Anthropic released Claude Opus 4.8 on May 28, just 41 days after Opus 4.7. The model ships across the Claude API, Claude Code, claude.ai, and all major cloud platforms at the same price as its predecessor. Headline numbers: agentic coding scores climb from 64.3% to 69.2%, multidisciplinary reasoning with tools jumps from 54.7% to 57.9%, and the knowledge-work score moves from 1753 to 1890. Anthropic also exposed a per-message Effort Control — including an 'xhigh' setting for tasks that need extra computation — and a 'Fast Mode' that runs at roughly 2.5x the speed of the standard configuration.

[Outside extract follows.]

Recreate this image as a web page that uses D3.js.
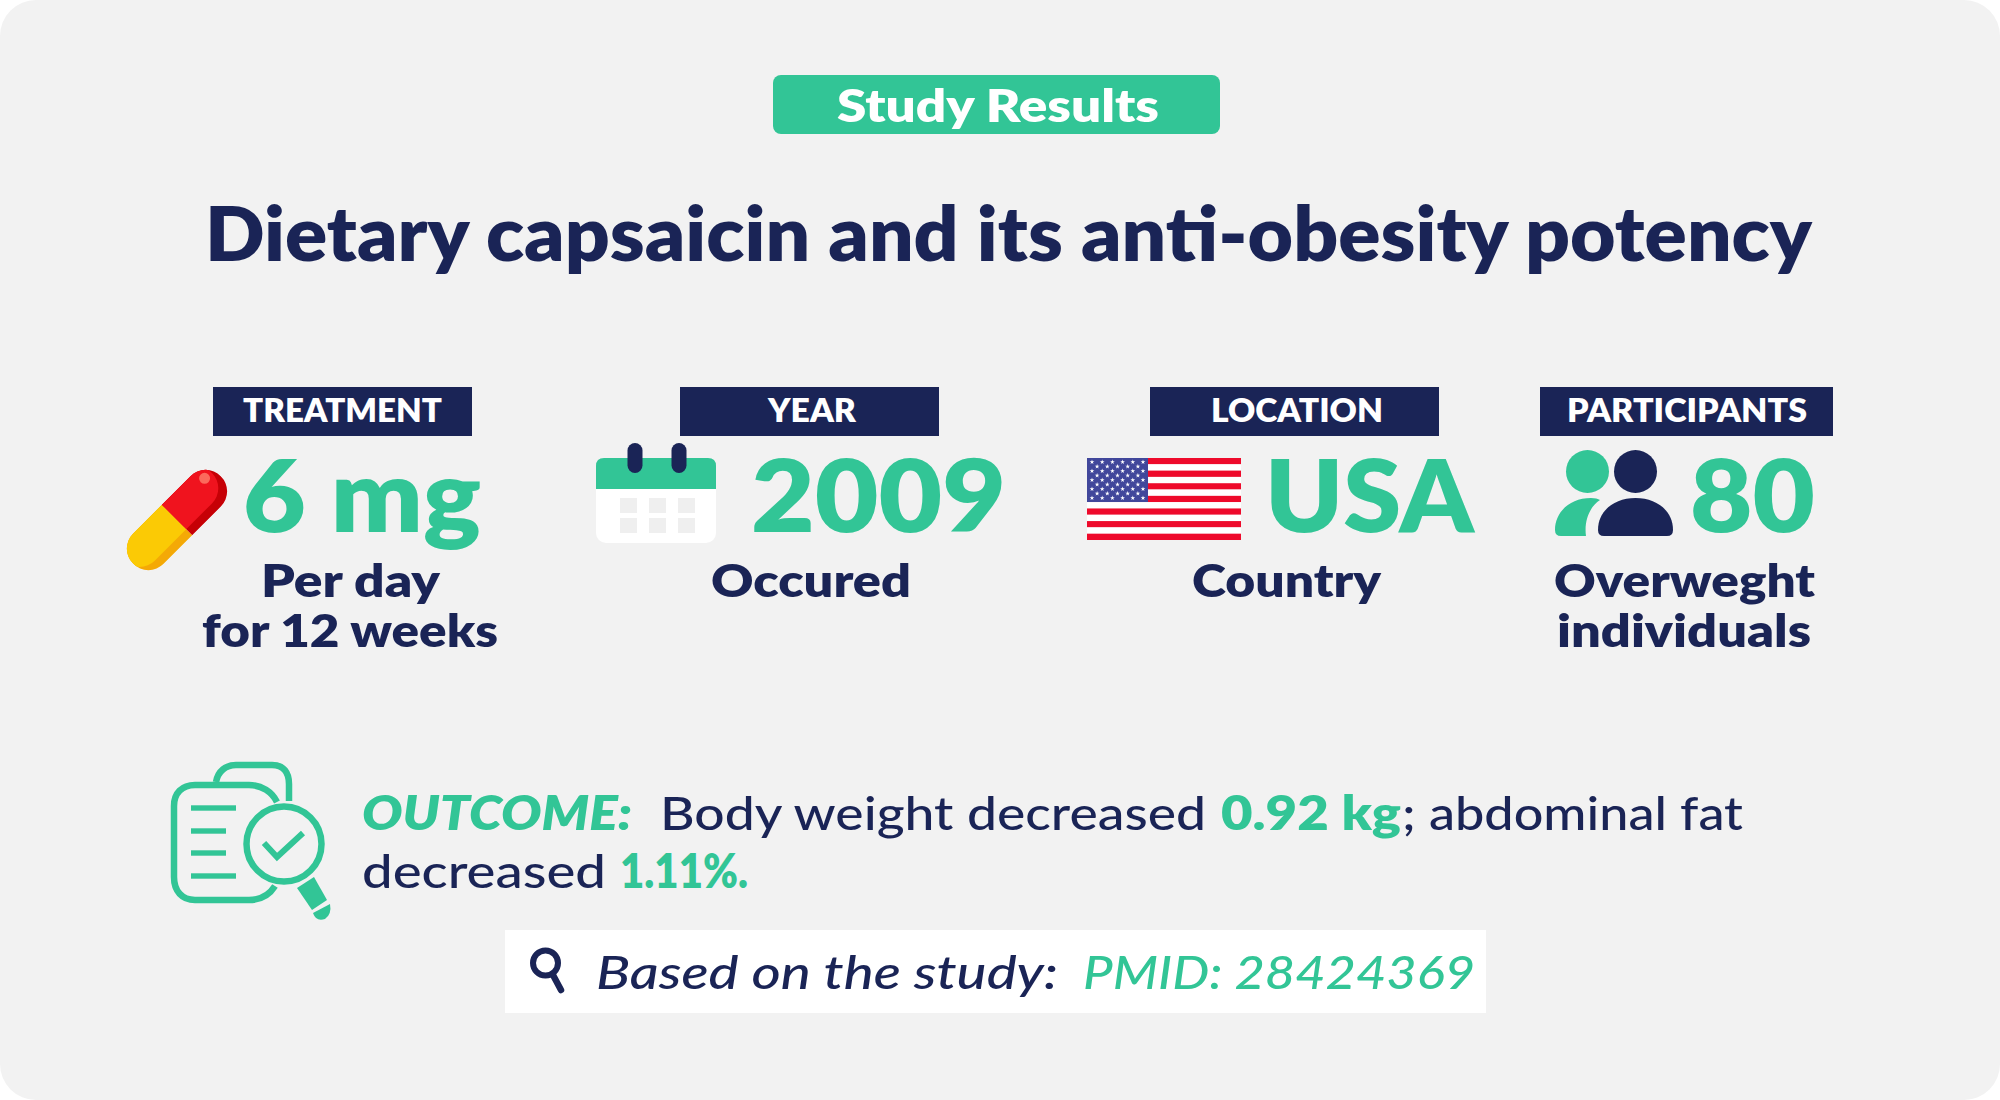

The headline capability is Dynamic Workflows, now in research preview. A user can ask Opus 4.8 to author a workflow and it will orchestrate work across tens to hundreds of background subagents in parallel. Paired with Claude Code, Anthropic is positioning this for end-to-end codebase migrations, large-scale refactors, and research sweeps that previously required either custom agent scaffolding or a human keeping dozens of windows open. Early testers note the model flags its own uncertainty more readily and makes fewer unsupported claims — the kind of behavior change that matters more in production than a benchmark delta.
The 41-day cadence is the story behind the story. Anthropic shipped Opus 4.5 in November 2025, 4.6 in February, 4.7 in mid-April, and 4.8 this week. Each cycle has compressed, and each has held price flat while improving the frontier on coding and agent tasks. The competitive frame is clear — Google shipped Gemini Omni and Gemini 3.5 Flash at I/O ten days ago, OpenAI is iterating GPT-5.5, and Anthropic is racing the same calendar. Rolling Opus releases also keep Claude Code's defaults current without forcing every enterprise customer through a migration.
A takeaway for learners: when frontier vendors ship new flagships every six weeks, the right skill is not memorizing today's model card — it's writing evals you own. Pick the three tasks that actually matter for your work, save the inputs and the rubric, and re-run them on each new release. You will learn faster from a single repeated test than from a hundred Twitter takes about whether the latest model is 'better.'